> **What to produce**
All lines from the beginning of the listing through the line with "import seaborn as sns" are to be copied word for word; the pictures are not.

> **Exercise materials**
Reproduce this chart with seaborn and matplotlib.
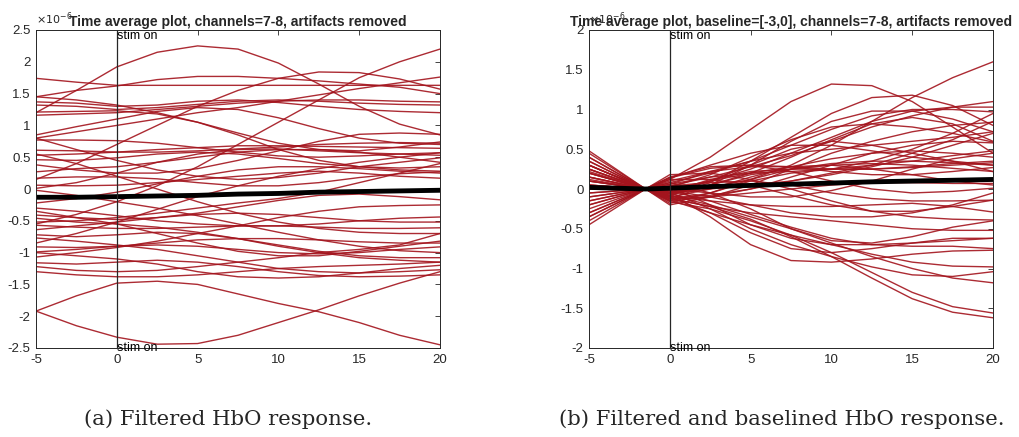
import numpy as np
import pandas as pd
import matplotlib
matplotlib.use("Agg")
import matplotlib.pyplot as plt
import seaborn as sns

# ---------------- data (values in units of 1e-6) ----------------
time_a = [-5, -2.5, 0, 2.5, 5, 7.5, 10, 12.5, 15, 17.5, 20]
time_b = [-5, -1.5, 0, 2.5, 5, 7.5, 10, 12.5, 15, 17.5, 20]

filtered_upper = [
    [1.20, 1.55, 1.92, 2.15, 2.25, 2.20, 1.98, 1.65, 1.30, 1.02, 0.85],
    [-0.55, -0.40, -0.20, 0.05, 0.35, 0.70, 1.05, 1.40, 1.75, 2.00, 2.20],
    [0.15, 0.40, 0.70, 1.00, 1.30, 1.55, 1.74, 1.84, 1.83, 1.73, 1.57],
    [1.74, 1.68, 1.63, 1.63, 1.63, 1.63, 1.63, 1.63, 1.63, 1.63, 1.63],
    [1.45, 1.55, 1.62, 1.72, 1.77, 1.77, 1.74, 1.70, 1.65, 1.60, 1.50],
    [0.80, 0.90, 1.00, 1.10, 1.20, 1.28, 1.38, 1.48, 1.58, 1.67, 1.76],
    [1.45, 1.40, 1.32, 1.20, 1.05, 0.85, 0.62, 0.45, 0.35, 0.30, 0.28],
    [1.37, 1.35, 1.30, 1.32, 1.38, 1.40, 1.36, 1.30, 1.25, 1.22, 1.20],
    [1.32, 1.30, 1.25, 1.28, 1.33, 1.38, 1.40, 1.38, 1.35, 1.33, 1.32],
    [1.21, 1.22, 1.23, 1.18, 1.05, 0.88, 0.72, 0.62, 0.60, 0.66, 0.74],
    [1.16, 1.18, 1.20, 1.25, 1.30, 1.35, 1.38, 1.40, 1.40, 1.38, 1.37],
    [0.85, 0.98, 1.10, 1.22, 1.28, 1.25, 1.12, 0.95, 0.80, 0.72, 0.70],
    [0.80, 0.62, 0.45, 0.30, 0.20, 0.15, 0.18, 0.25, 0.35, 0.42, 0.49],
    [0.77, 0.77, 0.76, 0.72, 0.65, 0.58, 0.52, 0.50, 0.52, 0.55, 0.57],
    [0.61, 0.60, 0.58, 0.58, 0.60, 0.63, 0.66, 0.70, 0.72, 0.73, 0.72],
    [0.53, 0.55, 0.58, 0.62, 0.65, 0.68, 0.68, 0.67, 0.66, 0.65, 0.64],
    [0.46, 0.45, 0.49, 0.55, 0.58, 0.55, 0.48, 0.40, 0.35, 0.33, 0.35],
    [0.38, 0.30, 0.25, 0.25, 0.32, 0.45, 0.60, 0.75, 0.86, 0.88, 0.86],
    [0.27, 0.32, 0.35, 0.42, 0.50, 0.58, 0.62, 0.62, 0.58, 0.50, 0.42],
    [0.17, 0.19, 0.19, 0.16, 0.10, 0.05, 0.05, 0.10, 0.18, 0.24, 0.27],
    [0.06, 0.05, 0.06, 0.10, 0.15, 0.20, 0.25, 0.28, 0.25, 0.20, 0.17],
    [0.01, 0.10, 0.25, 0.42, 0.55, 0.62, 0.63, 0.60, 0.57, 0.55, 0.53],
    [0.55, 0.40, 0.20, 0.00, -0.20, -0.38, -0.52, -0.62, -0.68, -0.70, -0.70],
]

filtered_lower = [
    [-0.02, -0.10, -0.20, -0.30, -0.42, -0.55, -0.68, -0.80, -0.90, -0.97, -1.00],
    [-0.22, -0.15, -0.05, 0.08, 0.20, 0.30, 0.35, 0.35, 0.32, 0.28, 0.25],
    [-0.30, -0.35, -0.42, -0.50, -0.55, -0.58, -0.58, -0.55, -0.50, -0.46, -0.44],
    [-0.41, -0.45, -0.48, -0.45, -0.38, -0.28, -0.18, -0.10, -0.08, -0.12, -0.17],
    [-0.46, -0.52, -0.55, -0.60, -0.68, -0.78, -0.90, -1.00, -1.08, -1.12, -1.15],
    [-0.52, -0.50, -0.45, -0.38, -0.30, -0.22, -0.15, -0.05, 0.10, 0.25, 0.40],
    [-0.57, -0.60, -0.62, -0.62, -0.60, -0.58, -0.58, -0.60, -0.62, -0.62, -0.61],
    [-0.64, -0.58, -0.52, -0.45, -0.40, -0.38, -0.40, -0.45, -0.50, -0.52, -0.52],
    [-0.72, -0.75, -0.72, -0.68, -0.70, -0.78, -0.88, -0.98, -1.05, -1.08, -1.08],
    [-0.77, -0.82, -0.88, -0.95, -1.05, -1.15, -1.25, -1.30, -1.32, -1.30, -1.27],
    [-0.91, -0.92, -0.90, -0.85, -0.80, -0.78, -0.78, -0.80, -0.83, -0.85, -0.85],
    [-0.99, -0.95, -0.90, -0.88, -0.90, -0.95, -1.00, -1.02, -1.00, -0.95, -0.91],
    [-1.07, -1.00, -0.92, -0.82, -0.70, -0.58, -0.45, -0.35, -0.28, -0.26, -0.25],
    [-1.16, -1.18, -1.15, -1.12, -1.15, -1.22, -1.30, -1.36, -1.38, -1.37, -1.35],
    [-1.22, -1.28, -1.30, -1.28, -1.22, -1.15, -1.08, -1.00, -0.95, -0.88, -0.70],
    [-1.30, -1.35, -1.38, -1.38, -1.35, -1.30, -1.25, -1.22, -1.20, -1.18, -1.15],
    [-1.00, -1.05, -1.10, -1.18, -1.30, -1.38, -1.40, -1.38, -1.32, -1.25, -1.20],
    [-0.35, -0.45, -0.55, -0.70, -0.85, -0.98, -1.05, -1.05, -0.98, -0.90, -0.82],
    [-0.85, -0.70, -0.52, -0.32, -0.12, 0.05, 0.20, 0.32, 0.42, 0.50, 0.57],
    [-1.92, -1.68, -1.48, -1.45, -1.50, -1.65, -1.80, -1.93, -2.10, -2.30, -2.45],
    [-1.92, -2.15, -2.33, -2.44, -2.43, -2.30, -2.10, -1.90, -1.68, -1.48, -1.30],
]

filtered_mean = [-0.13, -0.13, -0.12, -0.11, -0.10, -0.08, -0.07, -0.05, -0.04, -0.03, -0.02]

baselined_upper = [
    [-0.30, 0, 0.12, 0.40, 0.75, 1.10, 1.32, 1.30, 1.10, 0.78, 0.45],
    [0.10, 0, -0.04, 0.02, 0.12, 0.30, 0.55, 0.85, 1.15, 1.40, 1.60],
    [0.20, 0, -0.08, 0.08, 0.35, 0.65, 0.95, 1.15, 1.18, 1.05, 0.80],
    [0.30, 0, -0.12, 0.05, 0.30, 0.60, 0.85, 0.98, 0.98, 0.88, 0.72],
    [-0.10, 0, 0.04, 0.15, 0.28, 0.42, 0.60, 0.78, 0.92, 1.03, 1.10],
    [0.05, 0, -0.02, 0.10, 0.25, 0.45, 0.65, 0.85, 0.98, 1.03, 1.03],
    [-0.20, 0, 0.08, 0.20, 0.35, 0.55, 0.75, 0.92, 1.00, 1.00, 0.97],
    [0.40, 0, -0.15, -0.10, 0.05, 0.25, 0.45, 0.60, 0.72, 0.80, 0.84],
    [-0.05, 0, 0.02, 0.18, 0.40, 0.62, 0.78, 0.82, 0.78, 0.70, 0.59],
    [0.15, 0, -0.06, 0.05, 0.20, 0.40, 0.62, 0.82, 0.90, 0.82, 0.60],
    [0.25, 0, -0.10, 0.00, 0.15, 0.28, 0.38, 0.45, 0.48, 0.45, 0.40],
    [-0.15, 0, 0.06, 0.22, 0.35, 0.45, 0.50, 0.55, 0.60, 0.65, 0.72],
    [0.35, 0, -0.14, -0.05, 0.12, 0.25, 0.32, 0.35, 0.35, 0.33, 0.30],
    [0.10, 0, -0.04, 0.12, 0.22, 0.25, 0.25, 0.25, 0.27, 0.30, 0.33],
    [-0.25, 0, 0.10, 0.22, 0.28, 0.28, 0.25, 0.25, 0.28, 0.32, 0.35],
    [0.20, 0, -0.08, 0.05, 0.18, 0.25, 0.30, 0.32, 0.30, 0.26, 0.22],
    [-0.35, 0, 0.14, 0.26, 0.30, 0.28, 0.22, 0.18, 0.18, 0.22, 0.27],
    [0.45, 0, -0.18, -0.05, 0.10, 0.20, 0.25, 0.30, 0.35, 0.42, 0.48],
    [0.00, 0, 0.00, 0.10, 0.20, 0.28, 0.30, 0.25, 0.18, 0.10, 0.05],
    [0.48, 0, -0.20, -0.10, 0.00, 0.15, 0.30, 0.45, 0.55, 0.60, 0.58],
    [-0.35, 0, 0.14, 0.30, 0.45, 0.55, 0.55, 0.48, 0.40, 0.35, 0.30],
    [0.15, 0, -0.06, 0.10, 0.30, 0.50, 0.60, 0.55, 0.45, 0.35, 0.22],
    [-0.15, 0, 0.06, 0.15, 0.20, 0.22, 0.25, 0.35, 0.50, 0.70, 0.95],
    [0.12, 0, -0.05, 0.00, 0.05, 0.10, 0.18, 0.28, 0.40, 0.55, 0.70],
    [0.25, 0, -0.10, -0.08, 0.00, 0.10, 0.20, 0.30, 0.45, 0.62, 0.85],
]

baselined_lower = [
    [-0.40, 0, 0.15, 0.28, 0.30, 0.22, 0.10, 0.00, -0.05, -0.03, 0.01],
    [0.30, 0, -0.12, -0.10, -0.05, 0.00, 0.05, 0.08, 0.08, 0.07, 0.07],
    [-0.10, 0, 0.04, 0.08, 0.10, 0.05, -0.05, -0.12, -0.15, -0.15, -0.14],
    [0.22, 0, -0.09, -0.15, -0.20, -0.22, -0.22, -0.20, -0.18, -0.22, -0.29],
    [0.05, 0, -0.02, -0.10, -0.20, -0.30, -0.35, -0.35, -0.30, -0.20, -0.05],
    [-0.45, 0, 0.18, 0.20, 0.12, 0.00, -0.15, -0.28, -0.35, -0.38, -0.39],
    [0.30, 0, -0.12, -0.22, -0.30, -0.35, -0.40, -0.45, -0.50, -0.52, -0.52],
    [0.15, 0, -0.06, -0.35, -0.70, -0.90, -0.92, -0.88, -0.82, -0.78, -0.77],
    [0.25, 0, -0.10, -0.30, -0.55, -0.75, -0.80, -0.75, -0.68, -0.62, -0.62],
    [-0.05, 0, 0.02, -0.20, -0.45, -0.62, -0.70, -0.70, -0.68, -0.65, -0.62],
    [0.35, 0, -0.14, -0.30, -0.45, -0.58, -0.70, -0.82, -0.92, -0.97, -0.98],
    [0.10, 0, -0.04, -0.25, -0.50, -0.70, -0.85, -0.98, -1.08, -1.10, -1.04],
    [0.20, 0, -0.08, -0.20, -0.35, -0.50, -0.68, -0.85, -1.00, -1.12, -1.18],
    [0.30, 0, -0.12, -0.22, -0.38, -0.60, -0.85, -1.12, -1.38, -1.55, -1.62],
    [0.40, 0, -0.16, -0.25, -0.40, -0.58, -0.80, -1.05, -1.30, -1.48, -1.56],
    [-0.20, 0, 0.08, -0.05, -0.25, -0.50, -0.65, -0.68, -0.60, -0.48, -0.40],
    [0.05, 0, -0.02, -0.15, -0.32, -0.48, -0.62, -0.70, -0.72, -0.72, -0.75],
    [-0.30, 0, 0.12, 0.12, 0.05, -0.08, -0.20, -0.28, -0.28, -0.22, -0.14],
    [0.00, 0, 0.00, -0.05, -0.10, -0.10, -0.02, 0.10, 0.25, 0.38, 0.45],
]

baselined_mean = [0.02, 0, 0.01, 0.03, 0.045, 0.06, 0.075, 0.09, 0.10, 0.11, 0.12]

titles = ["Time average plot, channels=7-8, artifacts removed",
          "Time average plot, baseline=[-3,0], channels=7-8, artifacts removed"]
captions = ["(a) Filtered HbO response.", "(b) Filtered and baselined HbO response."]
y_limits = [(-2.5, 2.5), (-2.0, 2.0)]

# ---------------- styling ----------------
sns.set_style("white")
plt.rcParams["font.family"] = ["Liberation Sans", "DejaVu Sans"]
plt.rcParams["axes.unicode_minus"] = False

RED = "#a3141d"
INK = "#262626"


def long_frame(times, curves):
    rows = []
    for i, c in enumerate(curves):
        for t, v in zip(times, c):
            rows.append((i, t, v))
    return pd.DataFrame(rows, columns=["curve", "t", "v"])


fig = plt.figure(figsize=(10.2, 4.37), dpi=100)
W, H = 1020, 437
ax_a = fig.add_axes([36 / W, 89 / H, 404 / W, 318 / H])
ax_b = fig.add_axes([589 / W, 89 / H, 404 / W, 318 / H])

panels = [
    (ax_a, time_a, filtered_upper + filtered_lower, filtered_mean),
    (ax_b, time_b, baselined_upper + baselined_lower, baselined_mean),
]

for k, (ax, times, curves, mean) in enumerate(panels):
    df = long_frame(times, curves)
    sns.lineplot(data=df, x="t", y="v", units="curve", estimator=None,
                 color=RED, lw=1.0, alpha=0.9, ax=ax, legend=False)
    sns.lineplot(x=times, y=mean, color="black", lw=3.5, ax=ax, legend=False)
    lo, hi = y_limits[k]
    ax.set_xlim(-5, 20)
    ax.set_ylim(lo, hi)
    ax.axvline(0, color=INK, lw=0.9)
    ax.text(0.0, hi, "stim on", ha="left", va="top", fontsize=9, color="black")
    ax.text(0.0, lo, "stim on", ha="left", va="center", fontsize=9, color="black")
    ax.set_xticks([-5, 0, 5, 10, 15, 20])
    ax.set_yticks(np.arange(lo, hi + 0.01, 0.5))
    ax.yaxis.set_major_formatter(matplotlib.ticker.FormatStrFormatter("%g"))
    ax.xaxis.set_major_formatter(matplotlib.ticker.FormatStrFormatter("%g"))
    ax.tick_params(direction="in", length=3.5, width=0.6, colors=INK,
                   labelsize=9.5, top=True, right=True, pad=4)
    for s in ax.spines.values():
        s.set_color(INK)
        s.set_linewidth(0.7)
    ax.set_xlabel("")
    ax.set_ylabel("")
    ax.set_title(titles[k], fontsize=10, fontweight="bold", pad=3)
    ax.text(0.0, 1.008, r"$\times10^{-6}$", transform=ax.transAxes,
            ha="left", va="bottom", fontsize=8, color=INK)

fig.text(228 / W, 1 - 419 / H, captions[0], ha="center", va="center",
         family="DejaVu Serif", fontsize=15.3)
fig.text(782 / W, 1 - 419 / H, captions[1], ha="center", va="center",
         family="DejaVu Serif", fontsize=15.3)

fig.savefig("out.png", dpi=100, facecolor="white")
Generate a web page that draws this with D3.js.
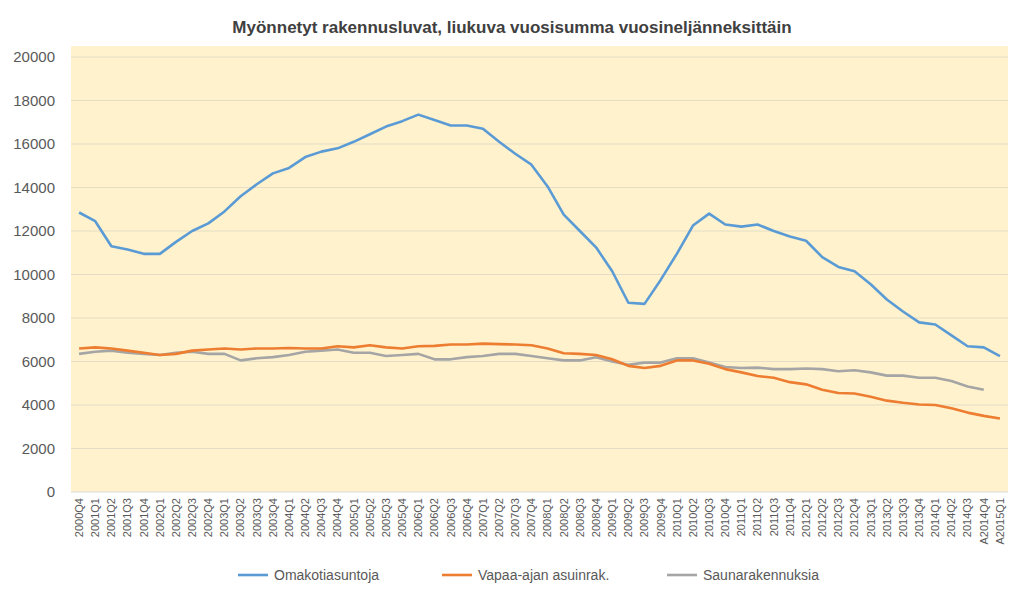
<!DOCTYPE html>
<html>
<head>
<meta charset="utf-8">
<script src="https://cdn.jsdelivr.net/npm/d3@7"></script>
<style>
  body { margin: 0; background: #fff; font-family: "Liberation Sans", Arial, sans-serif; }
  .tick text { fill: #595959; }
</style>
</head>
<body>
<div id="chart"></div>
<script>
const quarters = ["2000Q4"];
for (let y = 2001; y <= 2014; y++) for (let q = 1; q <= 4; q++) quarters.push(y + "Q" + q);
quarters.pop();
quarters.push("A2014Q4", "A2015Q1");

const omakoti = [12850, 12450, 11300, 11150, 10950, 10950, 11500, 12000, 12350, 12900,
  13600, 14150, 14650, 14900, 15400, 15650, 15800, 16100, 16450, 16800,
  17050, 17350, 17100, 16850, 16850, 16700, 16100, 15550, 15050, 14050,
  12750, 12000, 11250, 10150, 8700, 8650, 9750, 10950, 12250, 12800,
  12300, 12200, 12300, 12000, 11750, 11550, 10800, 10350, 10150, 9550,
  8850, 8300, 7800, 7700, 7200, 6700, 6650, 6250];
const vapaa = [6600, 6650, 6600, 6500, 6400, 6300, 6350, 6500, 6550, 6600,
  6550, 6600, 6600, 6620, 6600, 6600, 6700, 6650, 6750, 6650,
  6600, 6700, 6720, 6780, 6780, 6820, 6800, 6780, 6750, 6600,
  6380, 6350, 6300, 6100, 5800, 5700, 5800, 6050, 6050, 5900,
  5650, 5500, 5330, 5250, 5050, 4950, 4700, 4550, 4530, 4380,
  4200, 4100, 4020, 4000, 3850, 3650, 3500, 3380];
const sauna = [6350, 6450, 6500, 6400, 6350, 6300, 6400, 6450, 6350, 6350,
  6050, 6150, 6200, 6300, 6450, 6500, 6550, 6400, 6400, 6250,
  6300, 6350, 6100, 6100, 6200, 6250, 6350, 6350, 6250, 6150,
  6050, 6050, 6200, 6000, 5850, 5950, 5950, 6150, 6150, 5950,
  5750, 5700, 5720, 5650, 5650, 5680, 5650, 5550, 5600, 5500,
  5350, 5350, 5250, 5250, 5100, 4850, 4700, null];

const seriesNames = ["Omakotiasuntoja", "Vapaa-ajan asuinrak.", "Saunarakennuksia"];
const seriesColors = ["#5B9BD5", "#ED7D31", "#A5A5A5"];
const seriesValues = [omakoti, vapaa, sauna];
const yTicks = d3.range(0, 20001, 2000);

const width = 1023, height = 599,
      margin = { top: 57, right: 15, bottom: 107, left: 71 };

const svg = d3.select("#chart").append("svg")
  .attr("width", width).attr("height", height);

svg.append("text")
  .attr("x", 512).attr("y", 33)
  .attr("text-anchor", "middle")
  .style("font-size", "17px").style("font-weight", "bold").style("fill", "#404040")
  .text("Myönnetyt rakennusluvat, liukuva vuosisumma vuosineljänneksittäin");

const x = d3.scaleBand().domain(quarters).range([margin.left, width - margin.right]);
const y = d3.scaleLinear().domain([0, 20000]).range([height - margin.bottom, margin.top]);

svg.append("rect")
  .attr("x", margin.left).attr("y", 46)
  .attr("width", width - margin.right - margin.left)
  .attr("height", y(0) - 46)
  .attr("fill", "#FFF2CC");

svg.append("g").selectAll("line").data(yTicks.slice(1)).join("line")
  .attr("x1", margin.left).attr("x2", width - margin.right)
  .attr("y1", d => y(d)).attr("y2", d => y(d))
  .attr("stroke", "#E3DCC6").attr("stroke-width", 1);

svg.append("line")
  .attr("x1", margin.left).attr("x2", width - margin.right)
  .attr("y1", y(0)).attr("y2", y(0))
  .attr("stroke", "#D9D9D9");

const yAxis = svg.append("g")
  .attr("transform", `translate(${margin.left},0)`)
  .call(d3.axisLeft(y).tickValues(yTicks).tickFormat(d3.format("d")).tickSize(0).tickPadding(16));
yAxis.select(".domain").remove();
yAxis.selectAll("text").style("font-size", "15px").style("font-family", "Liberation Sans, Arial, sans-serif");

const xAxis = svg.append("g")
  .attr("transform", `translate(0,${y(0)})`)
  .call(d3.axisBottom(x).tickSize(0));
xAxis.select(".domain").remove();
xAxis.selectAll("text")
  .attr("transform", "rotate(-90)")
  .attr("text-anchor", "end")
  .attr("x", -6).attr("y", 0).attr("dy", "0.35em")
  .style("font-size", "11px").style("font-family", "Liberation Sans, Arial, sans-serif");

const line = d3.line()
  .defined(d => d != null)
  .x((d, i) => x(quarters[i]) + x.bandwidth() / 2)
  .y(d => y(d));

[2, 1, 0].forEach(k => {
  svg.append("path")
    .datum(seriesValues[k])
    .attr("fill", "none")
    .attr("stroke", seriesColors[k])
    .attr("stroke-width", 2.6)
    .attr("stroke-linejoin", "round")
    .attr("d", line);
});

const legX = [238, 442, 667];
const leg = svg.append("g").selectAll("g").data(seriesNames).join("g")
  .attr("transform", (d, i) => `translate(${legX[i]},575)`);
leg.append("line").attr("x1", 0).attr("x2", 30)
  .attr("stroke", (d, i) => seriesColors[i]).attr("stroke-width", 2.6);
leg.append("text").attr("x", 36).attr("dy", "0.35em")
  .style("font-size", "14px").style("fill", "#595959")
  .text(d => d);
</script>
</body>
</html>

> **Expected answer**
Reproduce this chart with seaborn and matplotlib.
import numpy as np
import pandas as pd
import matplotlib
matplotlib.use("Agg")
import matplotlib.pyplot as plt
import seaborn as sns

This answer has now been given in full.